Rising from the smoke and flames of the MXR Custom Shop is the pedal of which every fuzz freak dreams. You never know when you’ll need that extra octave, so MXR has taken it upon themselves to enable gear-addicted guitarists yearning for belligerent tones. The result is the Sub Machine Octave Fuzz, which adds not just one octave, but two.
The Sub Machine is the younger, larger brother to the La Machine, MXR’s take on the Foxx Tone Machine. While the La Machine features an Octave Up button, the Sub Machine provides that as well as an Octave Down knob. You can mix the level of the sub-octave with fuzzy gain settings and run the octave signals in series or parallel via a Series button. These three sounds and the ability to mix them offer a broad selection of gnarly, large-bottomed fuzz-itude.
The Sub Machine is a solid pedal that features a Volume knob to control the level of fuzz and a Tone control to shape the overall EQ. The Fuzz knob works to manipulate the amount of gain or intensity, while the Sub knob controls the level of the sub-octave signal. The Sub Machine also comes equipped with a Bypass switch and is powered by a 9-volt battery or AC adapter. The tough purple casing and layout are eyecatching, too.
A good fuzz can run the gamut from ripped speaker to brain-slicing to Eric Johnson’s warm and cozy sonic brilliance. The Sub Machine is highly tweakable and allows the user to dial in anything from clean-dirty boost to traumatic pillage. While the fuzz sounds lean more toward truculence than the smooth blues-rock sounds dimed by Joe Bonamassa, it has a wide spectrum of upscale grittiness. It convincingly replicates supercharged aggression from the ’60s, including Jimi Hendrix’s incarnations.
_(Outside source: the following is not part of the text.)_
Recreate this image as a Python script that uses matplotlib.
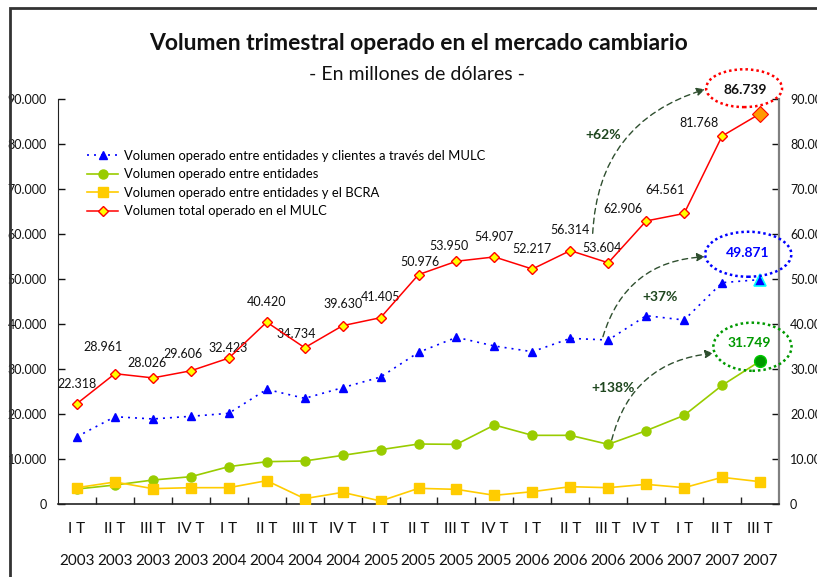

The Sub-Octave is so addictive it could get you fired from your band. It could easily clear a room, as well. It’s beautifully nasty and subterranean, creating bowel-loosening low overtones, while the Octave Up feature adds cresting peaks of high-octave brilliance. In the right hands the MXR Sub Machine Octave Fuzz is a dangerous pedal that will inspire great riffs and live on pedal boards in perpetuity.